▶ [What you have to do]: Print nothing but the lines from the start of the listing below through the line that contains "import plotly.graph_objects as go". Do not include the pictures.

+ + + + +

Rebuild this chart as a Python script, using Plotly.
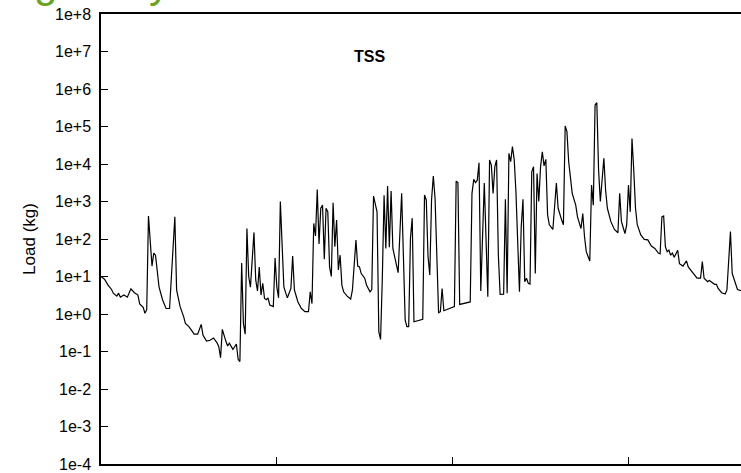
import plotly.graph_objects as go

# Day index (x) and TSS load in kg (y)
days = [0, 2, 4, 6, 7, 9, 10, 11, 13, 15, 17, 19, 21, 22, 24, 25, 26, 27, 29, 30,
        31, 33, 35, 37, 39, 42, 43, 45, 47, 48, 50, 53, 55, 57, 58, 60, 62, 64, 66, 67,
        68, 69, 71, 72, 73, 75, 76, 77, 78, 79, 80, 81, 82, 83, 84, 85, 87, 88, 89, 90,
        91, 92, 93, 94, 95, 96, 98, 99, 100, 101, 102, 104, 105, 106, 108, 109, 110, 112, 114, 116,
        118, 119, 120, 121, 122, 123, 124, 125, 126, 127, 128, 129, 130, 131, 132, 133, 134, 135, 136, 137,
        138, 140, 142, 143, 145, 146, 147, 148, 150, 151, 153, 154, 155, 157, 158, 159, 160, 161, 162, 163,
        164, 165, 166, 168, 169, 171, 172, 173, 174, 175, 176, 177, 178, 183, 184, 185, 186, 187, 188, 189,
        190, 191, 192, 193, 194, 195, 201, 202, 203, 204, 210, 211, 212, 213, 214, 215, 216, 218, 220, 221,
        222, 223, 224, 225, 226, 227, 229, 230, 231, 232, 233, 234, 235, 236, 238, 239, 240, 241, 242, 243,
        244, 245, 246, 247, 248, 249, 250, 251, 252, 253, 254, 255, 257, 259, 260, 262, 263, 264, 265, 266,
        268, 270, 271, 273, 274, 275, 276, 278, 279, 280, 281, 282, 283, 284, 286, 287, 288, 290, 292, 294,
        295, 296, 298, 299, 300, 301, 302, 303, 304, 305, 307, 309, 311, 313, 315, 317, 318, 319, 320, 321,
        322, 323, 324, 325, 326, 328, 329, 331, 333, 334, 336, 338, 339, 341, 342, 343, 345, 346, 348, 349,
        350, 351, 353, 355, 356, 358, 359, 361, 362, 364]

load_kg = [10, 8.5, 5.9, 4.5, 3.6, 3.0, 3.6, 2.8, 3.2, 2.8, 4.7, 3.7, 3.2, 1.85, 1.5, 1.04, 1.3, 410, 19, 42,
           37, 5.3, 2.4, 1.4, 1.4, 390, 4.4, 1.57, 0.85, 0.56, 0.46, 0.29, 0.29, 0.53, 0.275, 0.19, 0.2, 0.23, 0.17, 0.134,
           0.068, 0.39, 0.19, 0.14, 0.166, 0.114, 0.134, 0.158, 0.062, 0.054, 23, 0.56, 0.29, 190, 10, 5.2, 150, 8.1, 4.1, 18,
           3.2, 6.6, 2.6, 2.4, 2.7, 1.74, 1.57, 31, 5.3, 2.7, 1000, 5.3, 3.7, 2.7, 4.8, 35, 4.4, 2.1, 1.4, 1.15,
           1.15, 3.9, 1.9, 260, 120, 2100, 74, 660, 800, 29, 660, 530, 18, 10, 930, 62, 320, 15, 37, 5.9,
           3.9, 3.0, 2.5, 4.4, 94, 19, 18, 12, 9, 5.9, 3.9, 4.5, 1400, 530, 0.34, 0.21, 9, 1460, 56, 2600,
           60, 1900, 56, 22, 12.6, 1650, 22, 0.69, 0.46, 0.46, 104, 360, 0.62, 0.72, 1490, 1100, 34, 11, 1100, 4800,
           1200, 22, 1.08, 1.15, 4.8, 1.22, 1.57, 3500, 3200, 1.8, 2.1, 1650, 3900, 3200, 3700, 10800, 4.1, 3100, 2.9, 12800,
           9400, 1650, 8500, 12800, 37, 3.35, 3.4, 1140, 3.6, 19300, 11500, 29000, 13300, 1800, 3.9, 210, 1140, 7.3, 9, 6.6,
           6.3, 6200, 8500, 12, 5600, 1000, 8500, 21000, 8900, 13300, 440, 240, 180, 3100, 660, 320, 240, 103000, 73000, 11500,
           1650, 800, 390, 190, 480, 115, 46, 26, 2750, 800, 374000, 430000, 6900, 1000, 14200, 2000, 660, 290, 180, 147,
           1650, 290, 140, 240, 2750, 530, 48000, 6900, 660, 240, 128, 98, 95, 65, 56, 42, 40, 390, 410, 62,
           46, 51, 37, 42, 32.5, 50, 22, 19, 26, 18, 13.4, 10, 9, 9, 25, 9, 7.3, 7.8, 6.8, 6.2,
           6.2, 4.8, 3.7, 3.4, 4.4, 157, 12, 5.9, 4.5, 4.2]

y_tickvals = [1e-4, 1e-3, 1e-2, 1e-1, 1e0, 1e1, 1e2, 1e3, 1e4, 1e5, 1e6, 1e7, 1e8]
y_ticktext = ["1e-4", "1e-3", "1e-2", "1e-1", "1e+0", "1e+1", "1e+2", "1e+3",
              "1e+4", "1e+5", "1e+6", "1e+7", "1e+8"]
x_tickvals = [0, 100, 200, 300]

fig = go.Figure()
fig.add_trace(go.Scatter(x=days, y=load_kg, mode="lines",
                         line=dict(color="black", width=1.2),
                         showlegend=False, hoverinfo="skip"))

fig.update_layout(
    width=741, height=473,
    margin=dict(l=101, r=0, t=14, b=9),
    paper_bgcolor="white", plot_bgcolor="white",
    font=dict(family="Liberation Sans, Arial, sans-serif", size=16, color="black"),
    xaxis=dict(range=[0, 364], tickvals=x_tickvals, showticklabels=False,
               ticks="inside", ticklen=7, tickwidth=1, tickcolor="black",
               showline=True, linecolor="black", linewidth=1.5, mirror=True,
               showgrid=False, zeroline=False),
    yaxis=dict(type="log", range=[-4, 8], tickvals=y_tickvals, ticktext=y_ticktext,
               ticks="inside", ticklen=7, tickwidth=1, tickcolor="black",
               ticklabelstandoff=5,
               showline=True, linecolor="black", linewidth=1.5,
               showgrid=False, zeroline=False,
               title=dict(text="Load (kg)", font=dict(size=17), standoff=15)),
)

fig.add_annotation(text="<b>TSS</b>", x=0.42, y=0.905, xref="paper", yref="paper",
                   xanchor="center", yanchor="middle",
                   showarrow=False, font=dict(size=16, color="black"))

# Bottoms of the cropped green heading above the chart
fig.add_annotation(text="g", x=-0.086, y=1.0125, xref="paper", yref="paper",
                   xanchor="center", yanchor="bottom", showarrow=False,
                   font=dict(size=42, color="#6aa31e"))
fig.add_annotation(text="y", x=0.092, y=1.0125, xref="paper", yref="paper",
                   xanchor="center", yanchor="bottom", showarrow=False,
                   font=dict(size=42, color="#6aa31e"))

fig.write_html("out.html")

+ + + + +

▶ [Task answer]:
Rebuild this chart as a Python script, using Plotly.
import plotly.graph_objects as go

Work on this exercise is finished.